◆ **Goal**
Once the pictures are set aside, transcribe the remaining data exactly.

[START Supplied information]

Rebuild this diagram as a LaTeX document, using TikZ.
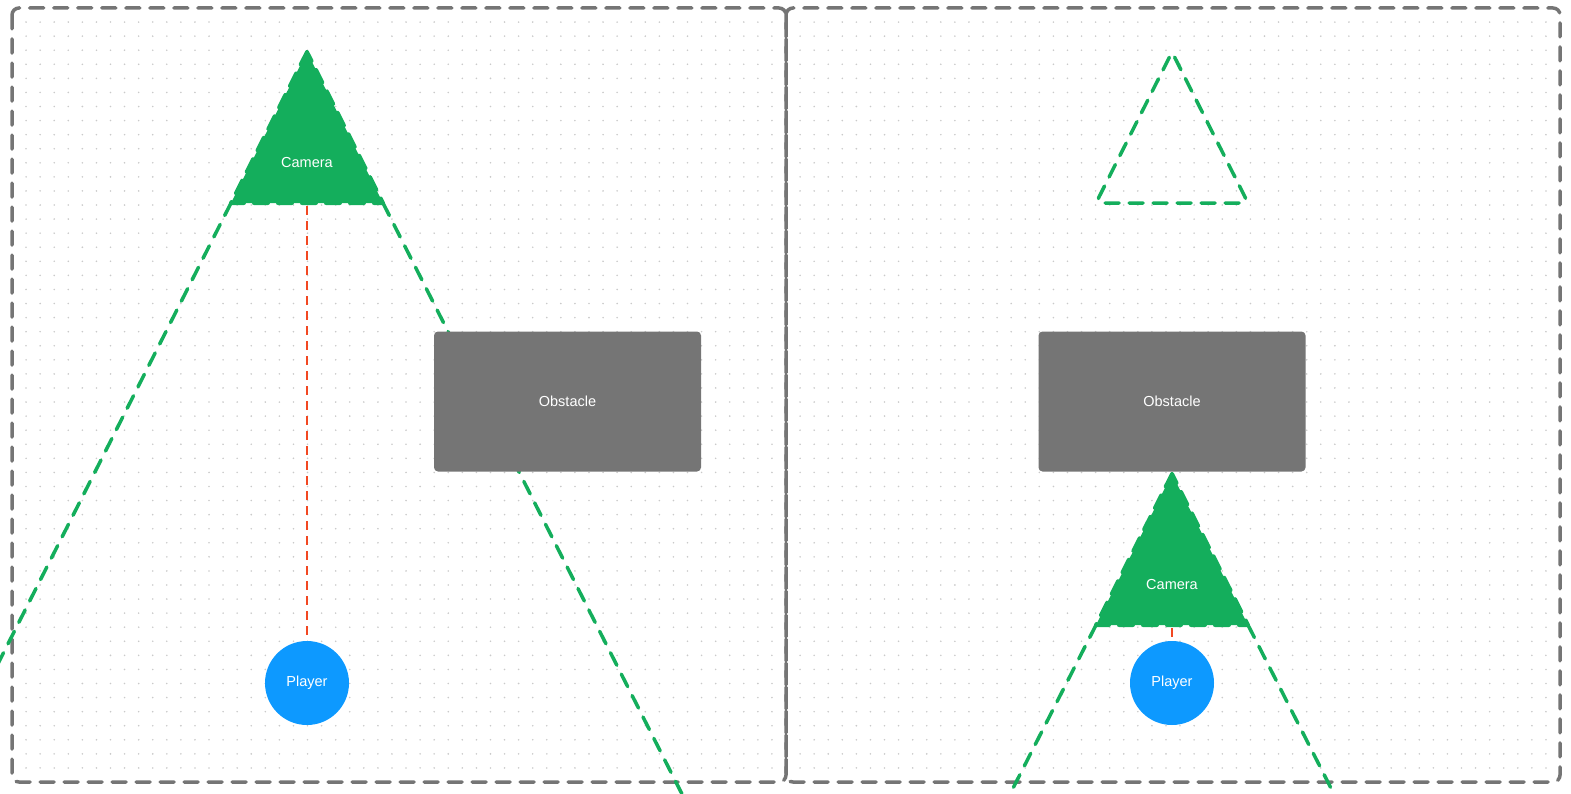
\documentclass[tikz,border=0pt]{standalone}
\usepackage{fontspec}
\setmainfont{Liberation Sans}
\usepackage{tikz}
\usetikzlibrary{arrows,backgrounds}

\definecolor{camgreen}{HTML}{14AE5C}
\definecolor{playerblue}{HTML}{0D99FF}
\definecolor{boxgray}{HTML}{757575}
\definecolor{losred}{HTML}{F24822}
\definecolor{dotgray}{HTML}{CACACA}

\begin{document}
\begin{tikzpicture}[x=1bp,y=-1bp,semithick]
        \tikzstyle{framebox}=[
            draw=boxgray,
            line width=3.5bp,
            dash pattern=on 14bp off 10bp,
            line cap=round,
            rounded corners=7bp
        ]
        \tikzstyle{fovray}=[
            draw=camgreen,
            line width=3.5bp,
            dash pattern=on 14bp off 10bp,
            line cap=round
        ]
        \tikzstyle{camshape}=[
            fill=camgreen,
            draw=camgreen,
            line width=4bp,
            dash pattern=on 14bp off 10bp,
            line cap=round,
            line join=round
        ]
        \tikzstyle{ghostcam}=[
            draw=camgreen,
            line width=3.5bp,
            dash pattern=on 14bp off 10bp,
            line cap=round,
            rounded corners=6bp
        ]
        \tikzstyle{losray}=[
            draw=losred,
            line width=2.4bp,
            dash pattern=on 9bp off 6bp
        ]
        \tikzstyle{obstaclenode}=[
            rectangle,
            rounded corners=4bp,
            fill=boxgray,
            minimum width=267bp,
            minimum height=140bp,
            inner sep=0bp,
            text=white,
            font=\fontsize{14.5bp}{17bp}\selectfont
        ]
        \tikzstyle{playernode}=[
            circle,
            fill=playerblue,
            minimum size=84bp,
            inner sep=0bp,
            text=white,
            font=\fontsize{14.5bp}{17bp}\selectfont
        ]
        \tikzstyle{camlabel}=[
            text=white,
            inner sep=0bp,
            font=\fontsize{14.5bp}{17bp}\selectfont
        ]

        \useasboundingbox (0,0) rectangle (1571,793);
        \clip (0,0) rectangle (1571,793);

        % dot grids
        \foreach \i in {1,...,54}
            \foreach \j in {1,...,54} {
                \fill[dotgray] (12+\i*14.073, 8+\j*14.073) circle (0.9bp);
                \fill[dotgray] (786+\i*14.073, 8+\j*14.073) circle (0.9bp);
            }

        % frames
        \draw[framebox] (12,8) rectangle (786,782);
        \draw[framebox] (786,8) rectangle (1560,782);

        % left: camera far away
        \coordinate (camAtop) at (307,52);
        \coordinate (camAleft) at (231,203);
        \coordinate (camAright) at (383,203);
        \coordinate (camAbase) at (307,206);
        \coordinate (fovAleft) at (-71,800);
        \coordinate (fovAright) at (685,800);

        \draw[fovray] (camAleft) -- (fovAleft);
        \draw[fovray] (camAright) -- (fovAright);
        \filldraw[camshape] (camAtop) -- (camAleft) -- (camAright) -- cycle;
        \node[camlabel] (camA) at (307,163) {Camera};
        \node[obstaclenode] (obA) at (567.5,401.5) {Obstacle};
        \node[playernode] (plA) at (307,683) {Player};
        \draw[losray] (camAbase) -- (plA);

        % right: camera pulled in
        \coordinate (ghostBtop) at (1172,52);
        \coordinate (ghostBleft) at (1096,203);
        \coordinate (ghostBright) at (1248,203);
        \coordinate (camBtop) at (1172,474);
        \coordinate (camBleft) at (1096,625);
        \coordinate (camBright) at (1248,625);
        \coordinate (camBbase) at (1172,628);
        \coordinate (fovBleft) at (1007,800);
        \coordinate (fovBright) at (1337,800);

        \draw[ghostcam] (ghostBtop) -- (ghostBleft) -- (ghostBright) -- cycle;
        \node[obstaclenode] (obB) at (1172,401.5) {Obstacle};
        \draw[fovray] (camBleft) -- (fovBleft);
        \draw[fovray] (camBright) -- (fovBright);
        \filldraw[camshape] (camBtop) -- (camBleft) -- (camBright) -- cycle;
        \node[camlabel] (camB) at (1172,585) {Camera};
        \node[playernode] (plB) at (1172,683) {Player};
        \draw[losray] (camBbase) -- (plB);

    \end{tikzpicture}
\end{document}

[END Supplied information]

◆ **Task output**
Rebuild this diagram as a LaTeX document, using TikZ.
\documentclass[tikz,border=0pt]{standalone}
\usepackage{fontspec}
\setmainfont{Liberation Sans}
\usepackage{tikz}
\usetikzlibrary{arrows,backgrounds}

\definecolor{camgreen}{HTML}{14AE5C}
\definecolor{playerblue}{HTML}{0D99FF}
\definecolor{boxgray}{HTML}{757575}
\definecolor{losred}{HTML}{F24822}
\definecolor{dotgray}{HTML}{CACACA}

\begin{document}
\begin{tikzpicture}[x=1bp,y=-1bp,semithick]
        \tikzstyle{framebox}=[
            draw=boxgray,
            line width=3.5bp,
            dash pattern=on 14bp off 10bp,
            line cap=round,
            rounded corners=7bp
        ]
        \tikzstyle{fovray}=[
            draw=camgreen,
            line width=3.5bp,
            dash pattern=on 14bp off 10bp,
            line cap=round
        ]
        \tikzstyle{camshape}=[
            fill=camgreen,
            draw=camgreen,
            line width=4bp,
            dash pattern=on 14bp off 10bp,
            line cap=round,
            line join=round
        ]
        \tikzstyle{ghostcam}=[
            draw=camgreen,
            line width=3.5bp,
            dash pattern=on 14bp off 10bp,
            line cap=round,
            rounded corners=6bp
        ]
        \tikzstyle{losray}=[
            draw=losred,
            line width=2.4bp,
            dash pattern=on 9bp off 6bp
        ]
        \tikzstyle{obstaclenode}=[
            rectangle,
            rounded corners=4bp,
            fill=boxgray,
            minimum width=267bp,
            minimum height=140bp,
            inner sep=0bp,
            text=white,
            font=\fontsize{14.5bp}{17bp}\selectfont
        ]
        \tikzstyle{playernode}=[
            circle,
            fill=playerblue,
            minimum size=84bp,
            inner sep=0bp,
            text=white,
            font=\fontsize{14.5bp}{17bp}\selectfont
        ]
        \tikzstyle{camlabel}=[
            text=white,
            inner sep=0bp,
            font=\fontsize{14.5bp}{17bp}\selectfont
        ]

        \useasboundingbox (0,0) rectangle (1571,793);
        \clip (0,0) rectangle (1571,793);

        % dot grids
        \foreach \i in {1,...,54}
            \foreach \j in {1,...,54} {
                \fill[dotgray] (12+\i*14.073, 8+\j*14.073) circle (0.9bp);
                \fill[dotgray] (786+\i*14.073, 8+\j*14.073) circle (0.9bp);
            }

        % frames
        \draw[framebox] (12,8) rectangle (786,782);
        \draw[framebox] (786,8) rectangle (1560,782);

        % left: camera far away
        \coordinate (camAtop) at (307,52);
        \coordinate (camAleft) at (231,203);
        \coordinate (camAright) at (383,203);
        \coordinate (camAbase) at (307,206);
        \coordinate (fovAleft) at (-71,800);
        \coordinate (fovAright) at (685,800);

        \draw[fovray] (camAleft) -- (fovAleft);
        \draw[fovray] (camAright) -- (fovAright);
        \filldraw[camshape] (camAtop) -- (camAleft) -- (camAright) -- cycle;
        \node[camlabel] (camA) at (307,163) {Camera};
        \node[obstaclenode] (obA) at (567.5,401.5) {Obstacle};
        \node[playernode] (plA) at (307,683) {Player};
        \draw[losray] (camAbase) -- (plA);

        % right: camera pulled in
        \coordinate (ghostBtop) at (1172,52);
        \coordinate (ghostBleft) at (1096,203);
        \coordinate (ghostBright) at (1248,203);
        \coordinate (camBtop) at (1172,474);
        \coordinate (camBleft) at (1096,625);
        \coordinate (camBright) at (1248,625);
        \coordinate (camBbase) at (1172,628);
        \coordinate (fovBleft) at (1007,800);
        \coordinate (fovBright) at (1337,800);

        \draw[ghostcam] (ghostBtop) -- (ghostBleft) -- (ghostBright) -- cycle;
        \node[obstaclenode] (obB) at (1172,401.5) {Obstacle};
        \draw[fovray] (camBleft) -- (fovBleft);
        \draw[fovray] (camBright) -- (fovBright);
        \filldraw[camshape] (camBtop) -- (camBleft) -- (camBright) -- cycle;
        \node[camlabel] (camB) at (1172,585) {Camera};
        \node[playernode] (plB) at (1172,683) {Player};
        \draw[losray] (camBbase) -- (plB);

    \end{tikzpicture}
\end{document}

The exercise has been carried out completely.